Intuyo y admito la presunción de inocencia del culpable, quiero decir del superior responsable, que aquellas decisiones tajantes, sí tomadas en nombre de la santa obediencia, que conformaban destinos vitales y que ocuparían el discurrir de décadas para tantos compañeros, para muchos toda una existencia, se tomaban más bien a la ligera.
No digo que no hubiera una reflexión, posiblemente bastante somera, quizá a expensas de necesidades perentorias o peticiones de otros superiores allende los mares más o menos fundadas. Y en la inmensa mayoría de los casos el debate, si la obediencia dialogada lo hubiera propiciado, el consenso, por llamarlo de alguna manera, con el candidato debió de resultar inexistente. Mismamente un servidor pidió ir con los indios de la jungla ecuatoriana y terminé en el aeropuerto de Narita.
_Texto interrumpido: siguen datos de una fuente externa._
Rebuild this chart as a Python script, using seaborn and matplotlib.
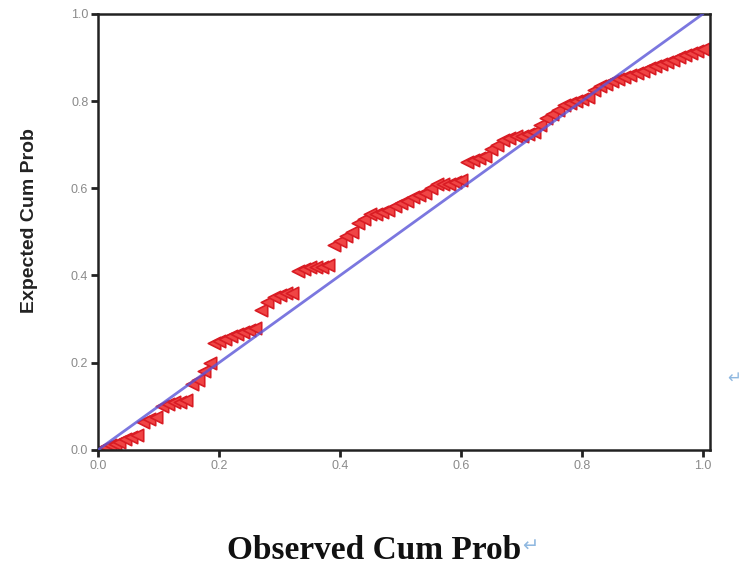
import matplotlib
matplotlib.use("Agg")
import matplotlib.pyplot as plt
import seaborn as sns
import pandas as pd

observed = [0.005, 0.012, 0.02, 0.028, 0.035, 0.045, 0.055, 0.065, 0.075, 0.085,
            0.095, 0.105, 0.115, 0.125, 0.135, 0.145, 0.155, 0.165, 0.175, 0.185,
            0.192, 0.20, 0.21, 0.22, 0.23, 0.24, 0.25, 0.26, 0.27, 0.28,
            0.29, 0.30, 0.31, 0.32, 0.33, 0.34, 0.35, 0.36, 0.37, 0.38,
            0.39, 0.40, 0.41, 0.42, 0.43, 0.44, 0.45, 0.46, 0.47, 0.48,
            0.49, 0.50, 0.51, 0.52, 0.53, 0.54, 0.55, 0.56, 0.57, 0.58,
            0.59, 0.60, 0.61, 0.62, 0.63, 0.64, 0.65, 0.66, 0.67, 0.68,
            0.69, 0.70, 0.71, 0.72, 0.73, 0.74, 0.75, 0.76, 0.77, 0.78,
            0.79, 0.80, 0.81, 0.82, 0.83, 0.84, 0.85, 0.86, 0.87, 0.88,
            0.89, 0.90, 0.91, 0.92, 0.93, 0.94, 0.95, 0.96, 0.97, 0.98,
            0.99, 1.00]
expected = [0.003, 0.006, 0.01, 0.013, 0.017, 0.025, 0.03, 0.035, 0.065, 0.07,
            0.075, 0.10, 0.105, 0.11, 0.11, 0.115, 0.15, 0.16, 0.18, 0.20,
            0.245, 0.25, 0.255, 0.26, 0.265, 0.27, 0.275, 0.28, 0.32, 0.34,
            0.35, 0.355, 0.36, 0.36, 0.41, 0.415, 0.42, 0.42, 0.42, 0.425,
            0.47, 0.48, 0.49, 0.50, 0.52, 0.53, 0.54, 0.54, 0.545, 0.55,
            0.56, 0.565, 0.57, 0.58, 0.585, 0.59, 0.60, 0.61, 0.61, 0.61,
            0.615, 0.62, 0.66, 0.665, 0.67, 0.675, 0.69, 0.70, 0.71, 0.715,
            0.72, 0.72, 0.725, 0.73, 0.745, 0.76, 0.77, 0.78, 0.79, 0.795,
            0.80, 0.805, 0.81, 0.825, 0.835, 0.84, 0.845, 0.85, 0.855, 0.86,
            0.865, 0.87, 0.875, 0.88, 0.885, 0.89, 0.895, 0.90, 0.905, 0.91,
            0.915, 0.92]
ref_x = [0.0, 1.0]
ref_y = [0.0, 1.0]
ticks = [0.0, 0.2, 0.4, 0.6, 0.8, 1.0]
tick_labels = ["0.0", "0.2", "0.4", "0.6", "0.8", "1.0"]

sns.set_style("white")
plt.rcParams['font.family'] = ['Liberation Sans', 'DejaVu Sans']

fig = plt.figure(figsize=(7.43, 5.76), dpi=100)
ax = fig.add_axes([0.132, 0.219, 0.824, 0.757])

df = pd.DataFrame({"obs": observed, "exp": expected})
sns.scatterplot(data=df, x="obs", y="exp", marker="<", s=80,
                color="#f04545", edgecolor="#d91c24", linewidth=1.2,
                ax=ax, zorder=2)
sns.lineplot(x=ref_x, y=ref_y, color="#5a55d8", linewidth=2.0, alpha=0.8,
             ax=ax, zorder=3)

ax.set_xlim(0, 1.012)
ax.set_ylim(0, 1.0)
ax.set_xticks(ticks)
ax.set_xticklabels(tick_labels)
ax.set_yticks(ticks)
ax.set_yticklabels(tick_labels)
ax.tick_params(axis='both', direction='out', length=5, width=2, color="#222222",
               labelsize=9, labelcolor="#8a8a8a", pad=2)
ax.tick_params(axis='both', which='both', bottom=True, left=True)
for sp in ax.spines.values():
    sp.set_color("#222222")
    sp.set_linewidth(1.8)
ax.set_xlabel("")
ax.set_ylabel("Expected Cum Prob", fontsize=14, fontweight='bold',
              color="#222222")
ax.yaxis.set_label_coords(-0.098, 0.527)

fig.text(0.503, 0.045, "Observed Cum Prob", ha='center', va='center',
         fontsize=24, fontweight='bold', family=['Liberation Serif', 'DejaVu Serif'],
         color="#111111")
fig.text(0.703, 0.052, "\u21b5", ha='left', va='center', fontsize=14,
         family=['DejaVu Sans'], color="#8fb8e0")
fig.text(0.998, 0.344, "\u21b5", ha='right', va='center', fontsize=12,
         family=['DejaVu Sans'], color="#8fb8e0")

fig.savefig("out.png", dpi=100)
Deduzco que había cierto tufillo, por asimilación con la infalibilidad papal, de que los superiores nunca se solían equivocar en este tipo de decisiones tan fundamentales. Después de todo, como el P. Fueyo nos había explicado en el noviciado, la inspiración divina era el elemento clave en el voto de obediencia. Había que cumplirlo porque esa era la decisión del Altísimo que se manifestaba en el índice del padre provincial deteniendo el giro del globo terráqueo para que el nuevo misionero terminara sus días en Taipei o Hong-Kong. Y ante eso, con la memoria relativamente reciente de nuestros labios besando el pavimento de la iglesia de Santo Domingo en Ocaña poco había que decir y nada que rechistar.
Por lo que a mí concierne, bendita sea la inspiración divina, la decisión humana, la Providencia, la improvisación o el azar que, en aras de la santa obediencia, me hizo volar al Extremo Oriente. Gracias a ello, allí comenzó otra vida, se inició otra historia.